Giant blue-white stars in the heart of this southern nebula signify extreme electrical activity.

The Cat's Paw nebula is also known as the Bear Claw nebula and carries the astronomical designation NGC 6334. It is 50 light-years across and approximately 5500 light-years away, as astronomers calculate distance. The glowing cloud is part of a larger nebular complex near the heart of the Milky Way and includes NGC 6357, or El Cangrejo (the Crab).

According to a recent ESO press release, NGC 6334 contains an active star-forming region where hundreds of blue-white stars far more massive than our own Sun have been detected. The 2.2 meter Max Planck Gesellschaft telescope used several filters to create the image at the top of the page, particularly one that allows H-alpha (atomic hydrogen) light emissions to be seen.
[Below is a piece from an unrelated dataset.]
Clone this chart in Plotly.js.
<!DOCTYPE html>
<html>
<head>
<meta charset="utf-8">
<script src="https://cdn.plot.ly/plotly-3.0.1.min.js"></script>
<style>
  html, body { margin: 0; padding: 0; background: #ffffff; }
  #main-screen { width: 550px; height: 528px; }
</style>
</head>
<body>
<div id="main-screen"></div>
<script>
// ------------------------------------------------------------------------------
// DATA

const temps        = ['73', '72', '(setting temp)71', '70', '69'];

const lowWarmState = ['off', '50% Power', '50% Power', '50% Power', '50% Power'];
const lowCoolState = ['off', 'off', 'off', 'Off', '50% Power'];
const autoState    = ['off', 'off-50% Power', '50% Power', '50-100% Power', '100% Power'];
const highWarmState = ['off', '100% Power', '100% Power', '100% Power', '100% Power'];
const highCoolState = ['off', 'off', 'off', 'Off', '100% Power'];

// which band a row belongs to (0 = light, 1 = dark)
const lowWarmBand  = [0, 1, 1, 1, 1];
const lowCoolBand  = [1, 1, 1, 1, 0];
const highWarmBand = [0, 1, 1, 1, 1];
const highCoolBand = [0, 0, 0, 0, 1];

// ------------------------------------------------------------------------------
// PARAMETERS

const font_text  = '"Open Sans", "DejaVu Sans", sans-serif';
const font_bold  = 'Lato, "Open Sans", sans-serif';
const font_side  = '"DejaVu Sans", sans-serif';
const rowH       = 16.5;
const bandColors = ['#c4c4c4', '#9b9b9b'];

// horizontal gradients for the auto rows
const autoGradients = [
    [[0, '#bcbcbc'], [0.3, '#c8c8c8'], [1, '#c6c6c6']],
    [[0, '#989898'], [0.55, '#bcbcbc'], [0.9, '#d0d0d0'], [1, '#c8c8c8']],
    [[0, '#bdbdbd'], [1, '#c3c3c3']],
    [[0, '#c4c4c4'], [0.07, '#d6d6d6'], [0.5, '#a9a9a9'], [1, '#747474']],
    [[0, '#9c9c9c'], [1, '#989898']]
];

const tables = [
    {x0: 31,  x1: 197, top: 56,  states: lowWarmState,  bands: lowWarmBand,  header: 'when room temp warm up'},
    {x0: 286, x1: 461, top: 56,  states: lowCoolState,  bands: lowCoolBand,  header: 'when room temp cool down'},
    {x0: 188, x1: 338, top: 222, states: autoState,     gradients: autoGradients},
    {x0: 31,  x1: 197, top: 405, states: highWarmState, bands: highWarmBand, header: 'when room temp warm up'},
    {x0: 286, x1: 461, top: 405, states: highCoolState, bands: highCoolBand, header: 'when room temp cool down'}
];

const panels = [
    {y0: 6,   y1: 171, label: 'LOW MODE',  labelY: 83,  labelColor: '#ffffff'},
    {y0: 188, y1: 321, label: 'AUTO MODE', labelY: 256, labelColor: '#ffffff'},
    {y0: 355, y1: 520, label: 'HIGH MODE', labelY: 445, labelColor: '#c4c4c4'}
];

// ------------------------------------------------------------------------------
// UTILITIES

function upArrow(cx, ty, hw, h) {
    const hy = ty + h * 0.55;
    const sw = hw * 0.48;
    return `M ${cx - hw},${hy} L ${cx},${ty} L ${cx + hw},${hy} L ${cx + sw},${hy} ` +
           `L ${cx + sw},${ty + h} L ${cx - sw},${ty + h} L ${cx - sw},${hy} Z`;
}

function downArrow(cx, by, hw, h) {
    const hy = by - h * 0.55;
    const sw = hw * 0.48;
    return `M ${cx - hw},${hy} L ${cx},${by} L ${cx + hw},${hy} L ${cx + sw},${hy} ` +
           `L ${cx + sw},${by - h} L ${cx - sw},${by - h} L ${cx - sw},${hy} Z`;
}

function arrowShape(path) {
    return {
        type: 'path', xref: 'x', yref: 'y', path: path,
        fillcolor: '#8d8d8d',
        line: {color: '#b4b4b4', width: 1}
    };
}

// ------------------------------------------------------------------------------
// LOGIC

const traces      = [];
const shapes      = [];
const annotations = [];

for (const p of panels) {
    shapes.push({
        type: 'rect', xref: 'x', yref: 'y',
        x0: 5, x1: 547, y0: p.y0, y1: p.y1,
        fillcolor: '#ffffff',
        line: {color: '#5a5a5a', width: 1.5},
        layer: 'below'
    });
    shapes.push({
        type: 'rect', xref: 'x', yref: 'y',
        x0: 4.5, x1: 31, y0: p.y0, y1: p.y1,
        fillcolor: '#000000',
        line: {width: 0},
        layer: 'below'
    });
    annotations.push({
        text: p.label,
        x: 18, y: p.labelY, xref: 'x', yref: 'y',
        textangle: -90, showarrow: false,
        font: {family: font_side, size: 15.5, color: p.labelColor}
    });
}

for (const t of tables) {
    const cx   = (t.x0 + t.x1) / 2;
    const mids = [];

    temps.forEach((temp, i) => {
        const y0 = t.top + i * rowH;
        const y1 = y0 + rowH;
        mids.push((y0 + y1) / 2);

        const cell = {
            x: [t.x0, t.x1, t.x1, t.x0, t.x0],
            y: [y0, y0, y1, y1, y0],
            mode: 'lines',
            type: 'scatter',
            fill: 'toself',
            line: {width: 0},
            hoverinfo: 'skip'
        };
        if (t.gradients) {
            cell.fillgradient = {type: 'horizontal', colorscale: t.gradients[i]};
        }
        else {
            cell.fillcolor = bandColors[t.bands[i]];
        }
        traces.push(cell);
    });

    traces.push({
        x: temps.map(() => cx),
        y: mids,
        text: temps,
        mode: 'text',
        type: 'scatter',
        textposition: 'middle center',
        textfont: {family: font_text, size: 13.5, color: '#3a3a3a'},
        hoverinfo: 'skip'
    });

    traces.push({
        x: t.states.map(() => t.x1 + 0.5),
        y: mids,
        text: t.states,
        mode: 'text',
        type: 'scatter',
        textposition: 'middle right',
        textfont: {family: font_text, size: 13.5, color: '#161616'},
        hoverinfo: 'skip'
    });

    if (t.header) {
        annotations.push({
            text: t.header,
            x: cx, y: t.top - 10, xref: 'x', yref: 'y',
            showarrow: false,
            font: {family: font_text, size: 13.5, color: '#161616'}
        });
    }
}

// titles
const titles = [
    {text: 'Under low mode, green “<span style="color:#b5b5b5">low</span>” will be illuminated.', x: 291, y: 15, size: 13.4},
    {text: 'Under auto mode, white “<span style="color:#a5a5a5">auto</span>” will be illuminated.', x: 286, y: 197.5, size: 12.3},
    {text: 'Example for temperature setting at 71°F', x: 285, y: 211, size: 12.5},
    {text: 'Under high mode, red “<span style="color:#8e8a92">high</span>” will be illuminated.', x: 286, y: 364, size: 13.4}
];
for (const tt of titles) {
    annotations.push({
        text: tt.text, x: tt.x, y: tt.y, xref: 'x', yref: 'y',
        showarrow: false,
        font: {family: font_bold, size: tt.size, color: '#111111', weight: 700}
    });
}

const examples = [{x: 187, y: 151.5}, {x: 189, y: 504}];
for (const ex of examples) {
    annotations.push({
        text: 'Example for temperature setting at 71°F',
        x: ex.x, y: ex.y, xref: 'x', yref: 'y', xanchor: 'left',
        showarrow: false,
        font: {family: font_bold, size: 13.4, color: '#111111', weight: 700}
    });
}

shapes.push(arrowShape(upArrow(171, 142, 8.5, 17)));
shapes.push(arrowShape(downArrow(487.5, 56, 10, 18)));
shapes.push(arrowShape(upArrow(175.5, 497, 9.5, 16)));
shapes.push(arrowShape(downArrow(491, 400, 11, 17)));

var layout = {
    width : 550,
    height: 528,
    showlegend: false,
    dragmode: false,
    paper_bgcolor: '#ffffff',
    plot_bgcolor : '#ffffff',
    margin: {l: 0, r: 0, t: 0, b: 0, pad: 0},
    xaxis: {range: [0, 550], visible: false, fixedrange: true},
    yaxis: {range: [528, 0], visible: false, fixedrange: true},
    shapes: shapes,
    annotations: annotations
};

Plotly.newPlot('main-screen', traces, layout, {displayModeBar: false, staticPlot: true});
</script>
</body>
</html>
NGC 6334 would ordinarily be a brightly lit emission nebula if not for the intervening clouds of dust that cause "extinction" of blue and green light. Extinction is usually used to indicate the dimming of light in Earth's atmosphere from a direct beam transmission. The atmosphere either absorbs light, or certain frequencies are scattered. Atmospheric scattering is the primary mechanism that dims light on Earth, but in space the main culprit is absorption: dust and clouds of molecular gas "soak up" the higher spectral bands, which are blue and green. That is the reason NGC 6334 is given a red coloration when electro-optical devices display the image.
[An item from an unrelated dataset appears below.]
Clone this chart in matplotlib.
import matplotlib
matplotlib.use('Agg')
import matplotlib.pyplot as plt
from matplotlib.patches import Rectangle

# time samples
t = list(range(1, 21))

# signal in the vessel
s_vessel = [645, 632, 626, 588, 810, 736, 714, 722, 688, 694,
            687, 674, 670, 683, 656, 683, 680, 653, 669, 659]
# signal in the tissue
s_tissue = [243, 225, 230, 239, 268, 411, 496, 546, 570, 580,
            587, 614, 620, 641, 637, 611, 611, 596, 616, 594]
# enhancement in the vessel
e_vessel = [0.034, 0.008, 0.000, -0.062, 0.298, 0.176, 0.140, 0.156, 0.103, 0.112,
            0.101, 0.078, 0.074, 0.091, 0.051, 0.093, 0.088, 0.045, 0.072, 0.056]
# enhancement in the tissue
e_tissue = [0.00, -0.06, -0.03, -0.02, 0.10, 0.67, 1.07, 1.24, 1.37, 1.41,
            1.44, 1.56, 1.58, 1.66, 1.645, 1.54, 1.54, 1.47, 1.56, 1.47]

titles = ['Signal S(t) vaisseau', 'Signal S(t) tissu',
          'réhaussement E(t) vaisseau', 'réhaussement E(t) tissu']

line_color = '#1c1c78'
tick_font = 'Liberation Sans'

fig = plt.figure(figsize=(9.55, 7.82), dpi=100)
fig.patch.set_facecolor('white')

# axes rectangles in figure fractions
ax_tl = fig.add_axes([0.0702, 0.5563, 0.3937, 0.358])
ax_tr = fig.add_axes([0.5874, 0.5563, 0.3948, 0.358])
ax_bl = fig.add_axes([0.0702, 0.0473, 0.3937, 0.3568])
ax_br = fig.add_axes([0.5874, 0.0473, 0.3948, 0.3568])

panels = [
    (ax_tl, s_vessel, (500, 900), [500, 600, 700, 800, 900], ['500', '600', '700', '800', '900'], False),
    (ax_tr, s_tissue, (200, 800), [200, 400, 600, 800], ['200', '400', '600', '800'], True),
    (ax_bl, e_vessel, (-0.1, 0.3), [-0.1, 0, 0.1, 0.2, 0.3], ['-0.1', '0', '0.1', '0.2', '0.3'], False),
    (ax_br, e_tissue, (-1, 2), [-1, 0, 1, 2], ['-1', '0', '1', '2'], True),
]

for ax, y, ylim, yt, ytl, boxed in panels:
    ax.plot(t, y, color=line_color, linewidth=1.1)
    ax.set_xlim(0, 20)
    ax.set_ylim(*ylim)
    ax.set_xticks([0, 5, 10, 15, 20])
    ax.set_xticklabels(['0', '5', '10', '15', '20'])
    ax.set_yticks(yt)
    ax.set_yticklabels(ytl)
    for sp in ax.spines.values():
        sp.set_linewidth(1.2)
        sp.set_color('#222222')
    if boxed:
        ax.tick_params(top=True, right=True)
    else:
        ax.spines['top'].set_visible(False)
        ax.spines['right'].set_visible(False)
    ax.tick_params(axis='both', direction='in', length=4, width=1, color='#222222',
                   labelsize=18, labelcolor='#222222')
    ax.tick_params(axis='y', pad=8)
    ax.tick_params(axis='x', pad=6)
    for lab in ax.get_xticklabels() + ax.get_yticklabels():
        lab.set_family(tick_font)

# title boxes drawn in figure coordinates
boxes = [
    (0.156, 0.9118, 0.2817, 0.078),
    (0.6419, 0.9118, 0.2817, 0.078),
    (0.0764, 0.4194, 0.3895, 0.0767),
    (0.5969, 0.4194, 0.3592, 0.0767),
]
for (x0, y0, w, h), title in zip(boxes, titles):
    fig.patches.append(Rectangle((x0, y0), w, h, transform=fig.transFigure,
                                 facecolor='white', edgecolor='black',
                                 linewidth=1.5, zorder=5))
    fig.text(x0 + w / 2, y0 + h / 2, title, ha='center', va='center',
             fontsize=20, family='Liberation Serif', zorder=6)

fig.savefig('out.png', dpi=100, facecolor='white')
As stated in the press release, the nebula is a prolific stellar nursery, with a potential population of new stars numbering in the thousands, although the dusty environment makes it difficult to see most of them.

From an Electric Universe viewpoint, the bubble located in the lower right of the image is an interesting feature. ESO proposes that it is a dying star ejecting its outer layers, or perhaps the expanding remnant of a star that has already exploded. However, the converging radial filaments are likely indicators of an interstellar Birkeland current that is "pinching down" in an hourglass shape. Rather than a bubble, we might instead be "looking down the barrel" of a vortex, or z-pinch.

An electromagnetic z-pinch can squeeze plasma with such force that it rapidly compresses. Electric current flowing into the z-pinch might cause the plasma to erupt in an arc-mode discharge. We are seeing plasma structures when we look at nebulae, and they behave according to the laws of electric discharges and circuits.

Near the center of the Milky Way there is an abundance of electromagnetic energy, and it is in the most dense current flows where stars form. Stars are not born of gravitational forces, but from the electric nature of the Universe and the way that moving plasma behaves in a magnetic field.

Previous Pictures of the Day have explained that an electric discharge in a plasma cloud (a nebula) can create a double layer, or sheath, along its axis. Electric currents flow along the sheath. Those currents spiral into filaments, or double layers, which attract each other. Instead of merging they twist around into a helix, gradually pinching down into powerful electric discharges.

A star is born when those discharges reach the arc-mode state—the more intense the electric current the bluer, larger, and more energetic the star. NGC 6334 is in a highly energized state, so it is rapidly creating massive blue-white stars.